Participant 7 Yeah, I was just wondering and it’s the same as you were talking about just now, I’ve read in the media about this new phenomenon in the UK that they label it as bath substance but ...
Johnny: Bath salts, yeah.
Participant 7: ... yeah, yeah has that reached Ireland already because it’s a very strong substance?
Participant 4: Been and gone.
Johnny: It’s been and ... yeah, it’s been and gone in that like the substances in what were referred to as head shops were nearly always marketed as something else like bath salts and things like that so that’s how the head shops were sort of getting around it. Now the new legislation that was passed in 2010 prohibits that so now most head shops – and I think there’s about 10 of them out of whatever there was 80 or 90 or more are remaining open and that’s largely because of that new legislation that was introduced, the Psychotropic Substances Act, 2010. We’ll just take one final quick one there.
Participant 8: Just very quickly, are you optimistic or pessimistic for the future?
Johnny: Optimistic. (laughs)
Participant 8: In relation to drugs? (laughter)
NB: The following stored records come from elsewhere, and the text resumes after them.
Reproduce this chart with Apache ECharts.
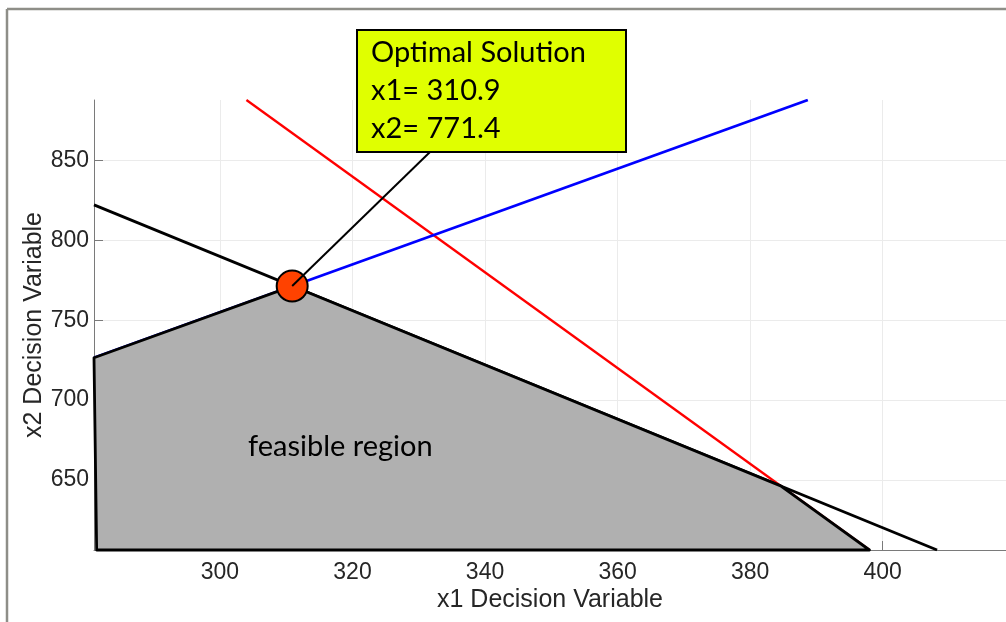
<!DOCTYPE html>
<html>
<head>
<meta charset="utf-8">
<script src="https://cdn.jsdelivr.net/npm/echarts@6/dist/echarts.min.js"></script>
<style>
html,body{margin:0;padding:0;background:#fff;}
#chart{width:1006px;height:622px;}
</style>
</head>
<body>
<div id="chart"></div>
<script>
// ---- data ----
const xTicks = [300, 320, 340, 360, 380, 400];
const yTicks = [650, 700, 750, 800, 850];
const xRange = [281, 418.6];
const yRange = [606, 888];
// constraint lines (endpoints)
const redLine = [[304, 888], [398, 606]];        // 3 x1 + x2 = 1800
const blueLine = [[281, 726.5], [388.7, 888]];   // x2 = 1.5 x1 + 305
const blackLine = [[281, 822.3], [408.2, 606]];  // 1.7 x1 + x2 = 1300
// feasible region vertices
const feasibleX1 = [281, 310.9, 384.6, 398, 281.4];
const feasibleX2 = [726.5, 771.4, 646.2, 606, 606];
// optimum
const optimal = [310.9, 771.4];
const annotationLines = ['Optimal Solution', 'x1= 310.9', 'x2= 771.4'];

const chart = echarts.init(document.getElementById('chart'), null, {renderer: 'canvas'});
const labelColor = '#262626';
const axisGray = '#7a7a7a';
const gridGray = '#ebebeb';

const option = {
  animation: false,
  backgroundColor: '#ffffff',
  grid: {left: 94, right: 0, top: 100, bottom: 72, containLabel: false},
  xAxis: {
    type: 'value', min: xRange[0], max: xRange[1],
    name: 'x1 Decision Variable', nameLocation: 'middle', nameGap: 38, nameMoveOverlap: false,
    nameTextStyle: {fontFamily: 'Liberation Sans', fontSize: 25, color: labelColor},
    axisLine: {show: true, lineStyle: {color: axisGray, width: 1}},
    axisTick: {show: true, inside: true, length: 9, customValues: xTicks, lineStyle: {color: axisGray}},
    axisLabel: {customValues: xTicks, fontFamily: 'Liberation Sans', fontSize: 23, color: labelColor, margin: 11},
    splitLine: {show: true, lineStyle: {color: gridGray, width: 1}}
  },
  yAxis: {
    type: 'value', min: yRange[0], max: yRange[1],
    name: 'x2 Decision Variable', nameLocation: 'middle', nameGap: 47, nameMoveOverlap: false,
    nameTextStyle: {fontFamily: 'Liberation Sans', fontSize: 25, color: labelColor},
    axisLine: {show: true, lineStyle: {color: axisGray, width: 1}},
    axisTick: {show: true, inside: true, length: 9, customValues: yTicks, lineStyle: {color: axisGray}},
    axisLabel: {customValues: yTicks, fontFamily: 'Liberation Sans', fontSize: 23, color: labelColor, margin: 5},
    splitLine: {show: true, lineStyle: {color: gridGray, width: 1}}
  },
  series: [
    {type: 'line', data: redLine, symbol: 'none', z: 2, lineStyle: {color: '#ff0000', width: 2.3}},
    {type: 'line', data: blueLine, symbol: 'none', z: 2, lineStyle: {color: '#0000ff', width: 2.8}},
    {type: 'line', data: blackLine, symbol: 'none', z: 2, lineStyle: {color: '#000000', width: 2.8}},
    {
      type: 'custom', z: 3, clip: false,
      data: [[feasibleX1[0], feasibleX2[0]]],
      renderItem: function (params, api) {
        return {
          type: 'polygon',
          shape: {points: feasibleX1.map((x, i) => api.coord([x, feasibleX2[i]]))},
          style: {fill: '#b0b0b0', stroke: '#000000', lineWidth: 2.8, lineJoin: 'round'}
        };
      }
    },
    {
      type: 'scatter', z: 4, data: [optimal], symbol: 'circle', symbolSize: 31,
      itemStyle: {color: '#ff4200', borderColor: '#000000', borderWidth: 2, opacity: 1}
    },
    {
      type: 'custom', z: 5, clip: false,
      data: [optimal],
      renderItem: function (params, api) {
        const p = api.coord([api.value(0), api.value(1)]);
        return {
          type: 'line',
          shape: {x1: p[0], y1: p[1], x2: 430, y2: 152},
          style: {stroke: '#000000', lineWidth: 2}
        };
      }
    }
  ],
  graphic: [
    // figure window frame
    {type: 'line', shape: {x1: 7, y1: 9, x2: 1006, y2: 9}, style: {stroke: '#8e8e88', lineWidth: 2.5}, z: 10},
    {type: 'line', shape: {x1: 7, y1: 9, x2: 7, y2: 622}, style: {stroke: '#8e8e88', lineWidth: 2.5}, z: 10},
    {
      type: 'text', x: 248, y: 447, z: 10,
      style: {text: 'feasible region', fontFamily: 'Lato', fontSize: 29, fill: '#000000', verticalAlign: 'middle', align: 'left'}
    },
    {
      type: 'rect', z: 20,
      shape: {x: 357, y: 30, width: 269, height: 122},
      style: {fill: '#e0ff00', stroke: '#000000', lineWidth: 2}
    },
    {
      type: 'text', x: 371, y: 34, z: 21,
      style: {text: annotationLines.join('\n'), fontFamily: 'Lato', fontSize: 29, lineHeight: 38, fill: '#000000', align: 'left', verticalAlign: 'top'}
    }
  ]
};
chart.setOption(option);
</script>
</body>
</html>
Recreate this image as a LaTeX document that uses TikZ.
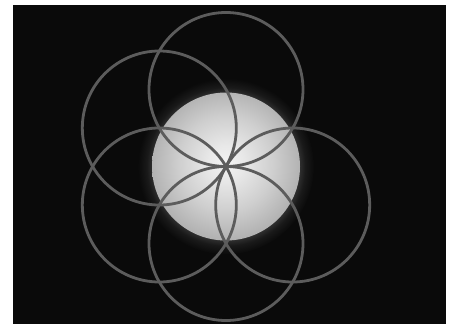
\documentclass[tikz,border=0pt]{standalone}
\usetikzlibrary{calc}
\definecolor{bgblack}{gray}{0.04}
\definecolor{ringgray}{gray}{0.36}
\pgfdeclareradialshading{diskshade}{\pgfpoint{0bp}{1.5bp}}{%
  color(0bp)=(white!95!black); color(6bp)=(white!91!black);
  color(16bp)=(white!81!black); color(25bp)=(white!70!black);
  color(50bp)=(white!70!black)}
\pgfdeclareradialshading{haloshade}{\pgfpoint{0bp}{0bp}}{%
  color(0bp)=(black!82); color(21bp)=(black!82);
  color(22.5bp)=(black!90); color(25bp)=(bgblack); color(50bp)=(bgblack)}
\tikzset{
  ring/.style={draw=ringgray, line width=2.8pt},
}
\begin{document}
\begin{tikzpicture}[x=1pt,y=-1pt]
  \useasboundingbox (0,0) rectangle (455,324);
  \fill[white] (0,0) rectangle (455,324);
  \fill[bgblack] (13,5) rectangle (446,324);
  \coordinate (O) at (226,166.5);
  % glow and disk
  \shade[shading=haloshade] (O) circle (88);
  \shade[shading=diskshade] (O) circle (74);
  % five circles of the seed pattern (upper-right one absent)
  \foreach \a/\n in {90/top, 150/ul, 210/ll, 270/bot, 330/lr}{
    \coordinate (\n) at ($(O)+(\a:77 and -77)$);
  }
  \foreach \n in {top, ul, ll, bot, lr}{
    \draw[ring] (\n) circle (77);
  }
\end{tikzpicture}
\end{document}
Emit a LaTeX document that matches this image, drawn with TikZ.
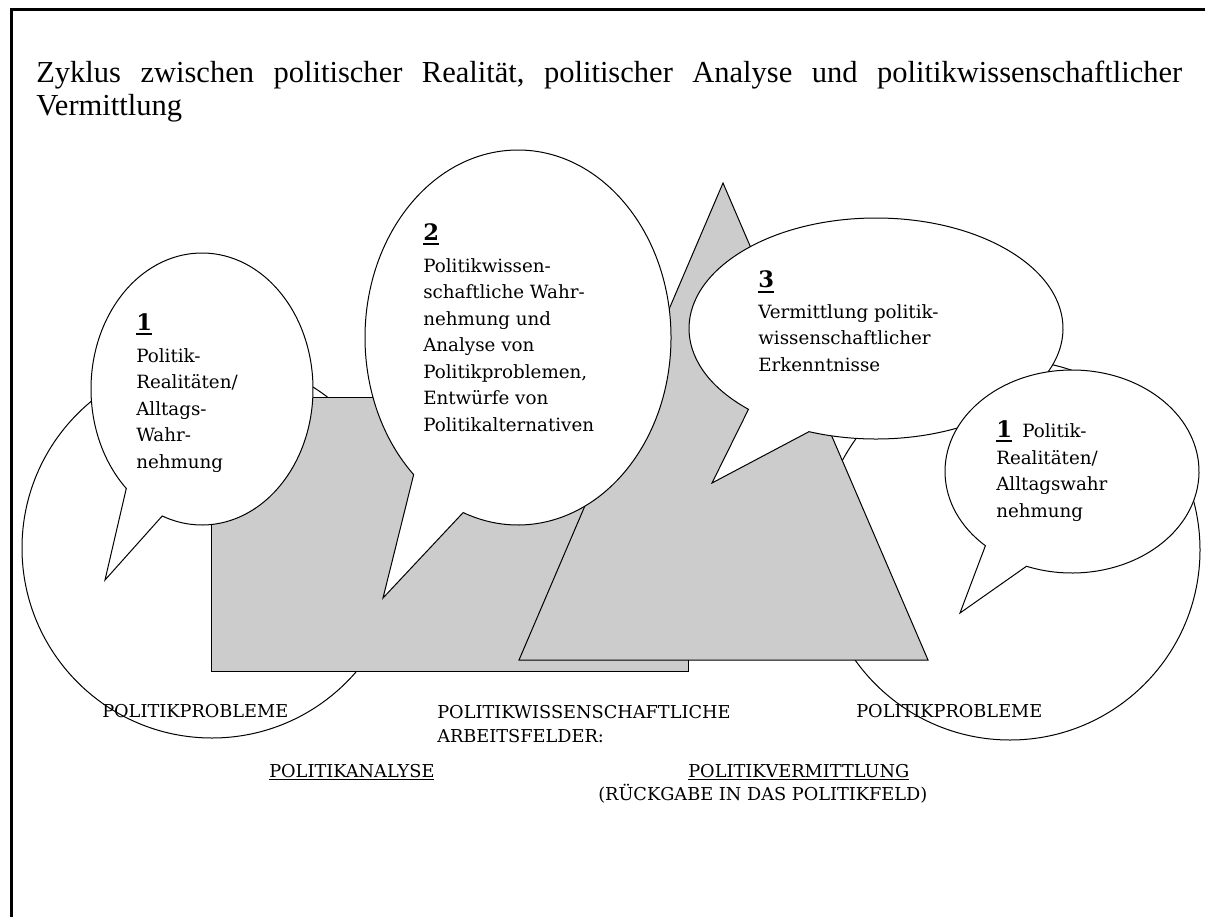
\documentclass[tikz,border=0pt]{standalone}
\usepackage{fontspec}
\setmainfont{Liberation Serif}
\newfontfamily\bubfont{DejaVu Serif}
\definecolor{shapegray}{RGB}{204,204,204}
\newcommand\unum[1]{\vtop{\hbox{\bfseries\fontsize{17pt}{17pt}\selectfont #1}\kern2.6pt\hrule height 1.5pt}}
\newcommand\ulab[1]{\vtop{\hbox{#1}\kern1.6pt\hrule height 0.8pt}}
\tikzset{
  outline/.style={draw=black, line width=0.75pt, line join=miter},
  whiteshape/.style={outline, fill=white},
  grayshape/.style={outline, fill=shapegray},
  bubtext/.style={anchor=base west, inner sep=0pt, font=\bubfont\fontsize{13.7pt}{19.9pt}\selectfont},
  numtext/.style={anchor=base west, inner sep=0pt, font=\bubfont},
  labtext/.style={anchor=base west, inner sep=0pt, font=\bubfont\fontsize{13.3pt}{18pt}\selectfont},
  titletext/.style={anchor=base west, inner sep=0pt, font=\fontsize{22.9pt}{24.75pt}\selectfont},
}
\begin{document}
\begin{tikzpicture}[x=0.75pt, y=-0.75pt]
\useasboundingbox (0,0) rectangle (1205,917);
% frame
\draw[line width=2.25pt] (11.5,917) -- (11.5,10) -- (1205,10);
% title
\node[titletext] (title1) at (36,82) {\hbox to 859.5pt{Zyklus\hfill zwischen\hfill politischer\hfill Realität,\hfill politischer\hfill Analyse\hfill und\hfill politikwissenschaftlicher}};
\node[titletext] (title2) at (36,115) {Vermittlung};
% big circles (politikprobleme)
\path[whiteshape] (212,548) circle [radius=190];
\path[whiteshape] (1010,550) circle [radius=190];
% gray rectangle and triangle
\path[grayshape] (211,397) rectangle (688,671);
\path[grayshape] (723,183) -- (928,660) -- (519,660) -- cycle;
% speech bubbles
\path[whiteshape] (202,389) ++(133:111 and 136)
  arc[start angle=133, end angle=471, x radius=111, y radius=136] -- (105,580) -- cycle;
\path[whiteshape] (518,337.5) ++(133:153 and 187.5)
  arc[start angle=133, end angle=471, x radius=153, y radius=187.5] -- (383,598) -- cycle;
\path[whiteshape] (876,328.5) ++(133:187 and 110.5)
  arc[start angle=133, end angle=471, x radius=187, y radius=110.5] -- (712,483) -- cycle;
\path[whiteshape] (1072,471.5) ++(133:127 and 101.5)
  arc[start angle=133, end angle=471, x radius=127, y radius=101.5] -- (960,613) -- cycle;
% bubble texts
\node[numtext] (n1) at (136,330) {\unum{1}};
\node[bubtext] (t1) at (136,362) {\vtop{\hbox{Politik-}\hbox{Realitäten/}\hbox{Alltags-}\hbox{Wahr-}\hbox{nehmung}}};
\node[numtext] (n2) at (423,240) {\unum{2}};
\node[bubtext] (t2) at (423,272) {\vtop{\hbox{Politikwissen-}\hbox{schaftliche Wahr-}\hbox{nehmung und}\hbox{Analyse von}\hbox{Politikproblemen,}\hbox{Entwürfe von}\hbox{Politikalternativen}}};
\node[numtext] (n3) at (758,287) {\unum{3}};
\node[bubtext] (t3) at (758,318) {\vtop{\hbox{Vermittlung politik-}\hbox{wissenschaftlicher}\hbox{Erkenntnisse}}};
\node[numtext] (n4) at (996,437) {\unum{1}};
\node[bubtext] (t4a) at (1022,437) {Politik-};
\node[bubtext] (t4) at (996,464) {\vtop{\hbox{Realitäten/}\hbox{Alltagswahr}\hbox{nehmung}}};
% bottom labels
\node[labtext] (pp1) at (102,717) {POLITIKPROBLEME};
\node[labtext] (pw) at (437,718) {\vtop{\hbox{POLITIKWISSENSCHAFTLICHE}\hbox{ARBEITSFELDER:}}};
\node[labtext] (pp2) at (856,717) {POLITIKPROBLEME};
\node[labtext] (pa) at (269,777) {\ulab{POLITIKANALYSE}};
\node[labtext] (pv) at (688,777) {\ulab{POLITIKVERMITTLUNG}};
\node[labtext] (rk) at (598,800) {(RÜCKGABE IN DAS POLITIKFELD)};
\end{tikzpicture}
\end{document}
Johnny: I think one issue that I’ve mentioned that I think is really an important one is the issue of intimidation because that is really breaking down families in ways that mainstream society and the government doesn’t seem to really appreciate yet. And I think there really needs to be a concerted response to that because once that is allowed and particularly if the whole concept of gangs and territorial control is allowed to develop well then it’ll turn a corner and it will really be very difficult to come back. I mean there was a study done recently in Limerick called Understanding Limerick and it showed the way in certain parts of Limerick and it was a very organised destruction of a community to facilitate drug dealing. And there was a very sort of conscious disintegration of areas to assert control by people involved in the drugs trade and I think if that’s not grasped, you know, we have a sort of a ... I think we can see what can happen and if that isn’t grasped and I think the issue of intimidation is something that really has the potential to, you know, where you have people coming together in the past in large groups and sitting in meeting rooms like the photographs I’ve shown you, it’s very difficult to get that because people are so fearful but I think without that, without that willingness of people to come together and to address it the State can’t address it on its own, they certainly can’t. So that would be ... I wouldn’t be optimistic unless that is addressed.
Facilitator: So I’d just like to say thank you very much for coming along and thank you very much to Johnny for giving the talk.